Repeat the material verbatim. Images are excluded from the copy.

• [Data provided]

* Start *

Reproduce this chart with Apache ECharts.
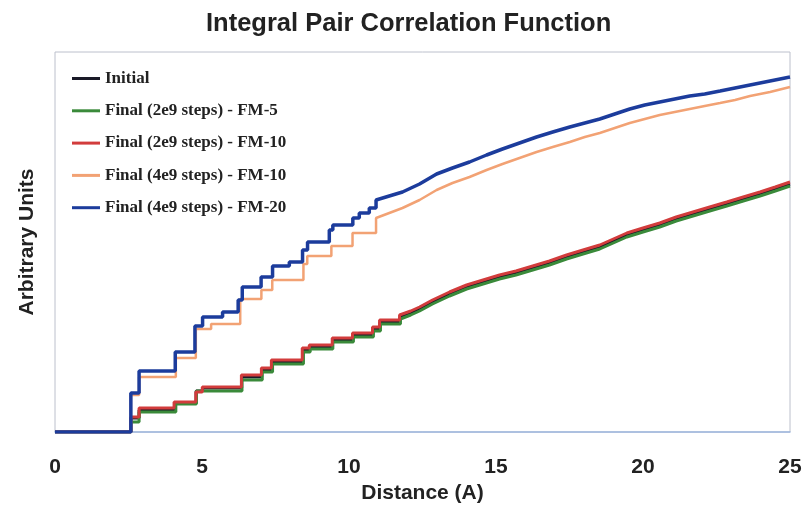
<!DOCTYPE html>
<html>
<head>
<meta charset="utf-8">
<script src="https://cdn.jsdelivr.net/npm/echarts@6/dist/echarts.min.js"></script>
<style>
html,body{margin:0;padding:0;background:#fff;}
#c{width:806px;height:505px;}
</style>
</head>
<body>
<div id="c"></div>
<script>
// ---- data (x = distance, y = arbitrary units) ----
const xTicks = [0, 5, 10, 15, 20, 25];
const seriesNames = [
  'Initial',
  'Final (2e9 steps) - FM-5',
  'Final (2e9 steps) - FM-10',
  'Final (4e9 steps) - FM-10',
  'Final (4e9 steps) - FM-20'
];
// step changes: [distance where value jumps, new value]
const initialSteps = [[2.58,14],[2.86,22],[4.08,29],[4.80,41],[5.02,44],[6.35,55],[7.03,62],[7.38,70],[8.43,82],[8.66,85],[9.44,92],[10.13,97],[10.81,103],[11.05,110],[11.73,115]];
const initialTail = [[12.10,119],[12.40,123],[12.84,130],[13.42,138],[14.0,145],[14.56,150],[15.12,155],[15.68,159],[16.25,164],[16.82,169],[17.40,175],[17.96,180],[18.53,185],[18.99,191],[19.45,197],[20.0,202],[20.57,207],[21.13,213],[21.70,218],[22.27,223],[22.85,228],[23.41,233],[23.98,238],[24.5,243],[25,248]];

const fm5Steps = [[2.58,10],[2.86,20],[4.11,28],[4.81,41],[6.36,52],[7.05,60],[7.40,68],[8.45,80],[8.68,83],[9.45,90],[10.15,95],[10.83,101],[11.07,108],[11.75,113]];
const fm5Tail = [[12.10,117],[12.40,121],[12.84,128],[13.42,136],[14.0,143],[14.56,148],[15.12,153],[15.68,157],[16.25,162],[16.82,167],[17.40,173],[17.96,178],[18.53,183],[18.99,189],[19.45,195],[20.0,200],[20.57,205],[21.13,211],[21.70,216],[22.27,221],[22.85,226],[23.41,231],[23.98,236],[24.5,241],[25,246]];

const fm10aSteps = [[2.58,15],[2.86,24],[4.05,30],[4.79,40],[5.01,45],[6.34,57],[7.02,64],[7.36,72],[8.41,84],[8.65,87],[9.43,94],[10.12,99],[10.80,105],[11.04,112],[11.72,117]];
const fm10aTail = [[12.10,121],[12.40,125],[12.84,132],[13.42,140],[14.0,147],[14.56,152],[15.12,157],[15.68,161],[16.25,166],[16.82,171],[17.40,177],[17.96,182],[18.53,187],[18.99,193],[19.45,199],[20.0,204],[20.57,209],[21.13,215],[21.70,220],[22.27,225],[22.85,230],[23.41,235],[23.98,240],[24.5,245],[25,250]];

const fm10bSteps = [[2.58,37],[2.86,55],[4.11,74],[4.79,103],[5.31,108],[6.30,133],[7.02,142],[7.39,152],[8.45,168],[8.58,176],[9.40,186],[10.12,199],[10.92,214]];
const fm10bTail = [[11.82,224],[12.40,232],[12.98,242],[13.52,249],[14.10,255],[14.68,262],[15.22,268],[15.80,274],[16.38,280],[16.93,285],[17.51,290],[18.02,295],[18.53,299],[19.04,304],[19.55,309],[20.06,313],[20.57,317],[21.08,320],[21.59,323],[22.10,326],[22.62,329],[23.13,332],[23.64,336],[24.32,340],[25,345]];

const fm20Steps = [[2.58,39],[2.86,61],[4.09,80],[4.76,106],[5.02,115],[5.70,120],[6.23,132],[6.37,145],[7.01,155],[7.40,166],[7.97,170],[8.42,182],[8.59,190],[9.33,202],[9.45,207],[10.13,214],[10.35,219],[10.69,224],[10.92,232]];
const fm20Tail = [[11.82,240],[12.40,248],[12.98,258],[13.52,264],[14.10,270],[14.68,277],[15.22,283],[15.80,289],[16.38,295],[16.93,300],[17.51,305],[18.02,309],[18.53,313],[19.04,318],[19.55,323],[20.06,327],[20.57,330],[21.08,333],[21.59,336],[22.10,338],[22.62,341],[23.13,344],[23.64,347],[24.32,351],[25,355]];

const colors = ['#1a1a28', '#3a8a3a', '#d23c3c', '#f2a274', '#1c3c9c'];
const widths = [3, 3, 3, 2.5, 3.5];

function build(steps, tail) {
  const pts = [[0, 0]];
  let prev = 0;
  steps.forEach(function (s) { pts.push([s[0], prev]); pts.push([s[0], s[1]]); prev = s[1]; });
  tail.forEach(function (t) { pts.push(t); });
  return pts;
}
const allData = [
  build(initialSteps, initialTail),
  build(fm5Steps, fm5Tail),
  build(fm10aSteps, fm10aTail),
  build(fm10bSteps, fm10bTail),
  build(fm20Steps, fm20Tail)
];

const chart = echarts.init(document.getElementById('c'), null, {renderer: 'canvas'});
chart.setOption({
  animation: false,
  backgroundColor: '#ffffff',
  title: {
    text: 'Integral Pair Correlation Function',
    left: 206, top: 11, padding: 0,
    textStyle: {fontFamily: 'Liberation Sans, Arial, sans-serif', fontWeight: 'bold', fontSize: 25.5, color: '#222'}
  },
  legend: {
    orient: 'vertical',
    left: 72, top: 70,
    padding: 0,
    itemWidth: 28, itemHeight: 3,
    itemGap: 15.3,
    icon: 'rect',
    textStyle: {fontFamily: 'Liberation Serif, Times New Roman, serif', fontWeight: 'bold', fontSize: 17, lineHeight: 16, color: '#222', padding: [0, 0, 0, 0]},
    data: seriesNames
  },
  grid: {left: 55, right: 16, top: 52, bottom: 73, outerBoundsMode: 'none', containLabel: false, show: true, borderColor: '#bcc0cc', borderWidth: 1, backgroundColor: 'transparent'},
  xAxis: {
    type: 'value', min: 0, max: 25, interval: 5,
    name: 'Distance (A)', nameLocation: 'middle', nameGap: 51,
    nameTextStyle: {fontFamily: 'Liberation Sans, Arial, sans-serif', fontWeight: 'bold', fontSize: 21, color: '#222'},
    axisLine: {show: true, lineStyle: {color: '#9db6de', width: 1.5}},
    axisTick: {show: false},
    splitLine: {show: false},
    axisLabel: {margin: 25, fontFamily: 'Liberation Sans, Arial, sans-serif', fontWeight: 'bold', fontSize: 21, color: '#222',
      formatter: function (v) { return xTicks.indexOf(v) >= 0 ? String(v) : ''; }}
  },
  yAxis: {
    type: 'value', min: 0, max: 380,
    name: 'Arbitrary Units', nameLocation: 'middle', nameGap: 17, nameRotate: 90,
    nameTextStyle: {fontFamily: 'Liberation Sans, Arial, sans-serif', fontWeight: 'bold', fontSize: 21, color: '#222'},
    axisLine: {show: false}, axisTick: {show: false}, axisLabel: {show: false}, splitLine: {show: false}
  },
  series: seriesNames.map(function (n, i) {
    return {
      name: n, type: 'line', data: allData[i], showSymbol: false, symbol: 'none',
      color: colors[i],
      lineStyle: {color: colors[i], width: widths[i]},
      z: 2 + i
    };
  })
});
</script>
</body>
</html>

* End *

• [Written answer]
Reproduce this chart with Apache ECharts.
<!DOCTYPE html>
<html>
<head>
<meta charset="utf-8">
<script src="https://cdn.jsdelivr.net/npm/echarts@6/dist/echarts.min.js"></script>
<style>
html,body{margin:0;padding:0;background:#fff;}
#c{width:806px;height:505px;}
</style>
</head>
<body>
<div id="c"></div>
<script>
// ---- data (x = distance, y = arbitrary units) ----
const xTicks = [0, 5, 10, 15, 20, 25];
const seriesNames = [
  'Initial',
  'Final (2e9 steps) - FM-5',
  'Final (2e9 steps) - FM-10',
  'Final (4e9 steps) - FM-10',
  'Final (4e9 steps) - FM-20'
];
// step changes: [distance where value jumps, new value]
const initialSteps = [[2.58,14],[2.86,22],[4.08,29],[4.80,41],[5.02,44],[6.35,55],[7.03,62],[7.38,70],[8.43,82],[8.66,85],[9.44,92],[10.13,97],[10.81,103],[11.05,110],[11.73,115]];
const initialTail = [[12.10,119],[12.40,123],[12.84,130],[13.42,138],[14.0,145],[14.56,150],[15.12,155],[15.68,159],[16.25,164],[16.82,169],[17.40,175],[17.96,180],[18.53,185],[18.99,191],[19.45,197],[20.0,202],[20.57,207],[21.13,213],[21.70,218],[22.27,223],[22.85,228],[23.41,233],[23.98,238],[24.5,243],[25,248]];

const fm5Steps = [[2.58,10],[2.86,20],[4.11,28],[4.81,41],[6.36,52],[7.05,60],[7.40,68],[8.45,80],[8.68,83],[9.45,90],[10.15,95],[10.83,101],[11.07,108],[11.75,113]];
const fm5Tail = [[12.10,117],[12.40,121],[12.84,128],[13.42,136],[14.0,143],[14.56,148],[15.12,153],[15.68,157],[16.25,162],[16.82,167],[17.40,173],[17.96,178],[18.53,183],[18.99,189],[19.45,195],[20.0,200],[20.57,205],[21.13,211],[21.70,216],[22.27,221],[22.85,226],[23.41,231],[23.98,236],[24.5,241],[25,246]];

const fm10aSteps = [[2.58,15],[2.86,24],[4.05,30],[4.79,40],[5.01,45],[6.34,57],[7.02,64],[7.36,72],[8.41,84],[8.65,87],[9.43,94],[10.12,99],[10.80,105],[11.04,112],[11.72,117]];
const fm10aTail = [[12.10,121],[12.40,125],[12.84,132],[13.42,140],[14.0,147],[14.56,152],[15.12,157],[15.68,161],[16.25,166],[16.82,171],[17.40,177],[17.96,182],[18.53,187],[18.99,193],[19.45,199],[20.0,204],[20.57,209],[21.13,215],[21.70,220],[22.27,225],[22.85,230],[23.41,235],[23.98,240],[24.5,245],[25,250]];

const fm10bSteps = [[2.58,37],[2.86,55],[4.11,74],[4.79,103],[5.31,108],[6.30,133],[7.02,142],[7.39,152],[8.45,168],[8.58,176],[9.40,186],[10.12,199],[10.92,214]];
const fm10bTail = [[11.82,224],[12.40,232],[12.98,242],[13.52,249],[14.10,255],[14.68,262],[15.22,268],[15.80,274],[16.38,280],[16.93,285],[17.51,290],[18.02,295],[18.53,299],[19.04,304],[19.55,309],[20.06,313],[20.57,317],[21.08,320],[21.59,323],[22.10,326],[22.62,329],[23.13,332],[23.64,336],[24.32,340],[25,345]];

const fm20Steps = [[2.58,39],[2.86,61],[4.09,80],[4.76,106],[5.02,115],[5.70,120],[6.23,132],[6.37,145],[7.01,155],[7.40,166],[7.97,170],[8.42,182],[8.59,190],[9.33,202],[9.45,207],[10.13,214],[10.35,219],[10.69,224],[10.92,232]];
const fm20Tail = [[11.82,240],[12.40,248],[12.98,258],[13.52,264],[14.10,270],[14.68,277],[15.22,283],[15.80,289],[16.38,295],[16.93,300],[17.51,305],[18.02,309],[18.53,313],[19.04,318],[19.55,323],[20.06,327],[20.57,330],[21.08,333],[21.59,336],[22.10,338],[22.62,341],[23.13,344],[23.64,347],[24.32,351],[25,355]];

const colors = ['#1a1a28', '#3a8a3a', '#d23c3c', '#f2a274', '#1c3c9c'];
const widths = [3, 3, 3, 2.5, 3.5];

function build(steps, tail) {
  const pts = [[0, 0]];
  let prev = 0;
  steps.forEach(function (s) { pts.push([s[0], prev]); pts.push([s[0], s[1]]); prev = s[1]; });
  tail.forEach(function (t) { pts.push(t); });
  return pts;
}
const allData = [
  build(initialSteps, initialTail),
  build(fm5Steps, fm5Tail),
  build(fm10aSteps, fm10aTail),
  build(fm10bSteps, fm10bTail),
  build(fm20Steps, fm20Tail)
];

const chart = echarts.init(document.getElementById('c'), null, {renderer: 'canvas'});
chart.setOption({
  animation: false,
  backgroundColor: '#ffffff',
  title: {
    text: 'Integral Pair Correlation Function',
    left: 206, top: 11, padding: 0,
    textStyle: {fontFamily: 'Liberation Sans, Arial, sans-serif', fontWeight: 'bold', fontSize: 25.5, color: '#222'}
  },
  legend: {
    orient: 'vertical',
    left: 72, top: 70,
    padding: 0,
    itemWidth: 28, itemHeight: 3,
    itemGap: 15.3,
    icon: 'rect',
    textStyle: {fontFamily: 'Liberation Serif, Times New Roman, serif', fontWeight: 'bold', fontSize: 17, lineHeight: 16, color: '#222', padding: [0, 0, 0, 0]},
    data: seriesNames
  },
  grid: {left: 55, right: 16, top: 52, bottom: 73, outerBoundsMode: 'none', containLabel: false, show: true, borderColor: '#bcc0cc', borderWidth: 1, backgroundColor: 'transparent'},
  xAxis: {
    type: 'value', min: 0, max: 25, interval: 5,
    name: 'Distance (A)', nameLocation: 'middle', nameGap: 51,
    nameTextStyle: {fontFamily: 'Liberation Sans, Arial, sans-serif', fontWeight: 'bold', fontSize: 21, color: '#222'},
    axisLine: {show: true, lineStyle: {color: '#9db6de', width: 1.5}},
    axisTick: {show: false},
    splitLine: {show: false},
    axisLabel: {margin: 25, fontFamily: 'Liberation Sans, Arial, sans-serif', fontWeight: 'bold', fontSize: 21, color: '#222',
      formatter: function (v) { return xTicks.indexOf(v) >= 0 ? String(v) : ''; }}
  },
  yAxis: {
    type: 'value', min: 0, max: 380,
    name: 'Arbitrary Units', nameLocation: 'middle', nameGap: 17, nameRotate: 90,
    nameTextStyle: {fontFamily: 'Liberation Sans, Arial, sans-serif', fontWeight: 'bold', fontSize: 21, color: '#222'},
    axisLine: {show: false}, axisTick: {show: false}, axisLabel: {show: false}, splitLine: {show: false}
  },
  series: seriesNames.map(function (n, i) {
    return {
      name: n, type: 'line', data: allData[i], showSymbol: false, symbol: 'none',
      color: colors[i],
      lineStyle: {color: colors[i], width: widths[i]},
      z: 2 + i
    };
  })
});
</script>
</body>
</html>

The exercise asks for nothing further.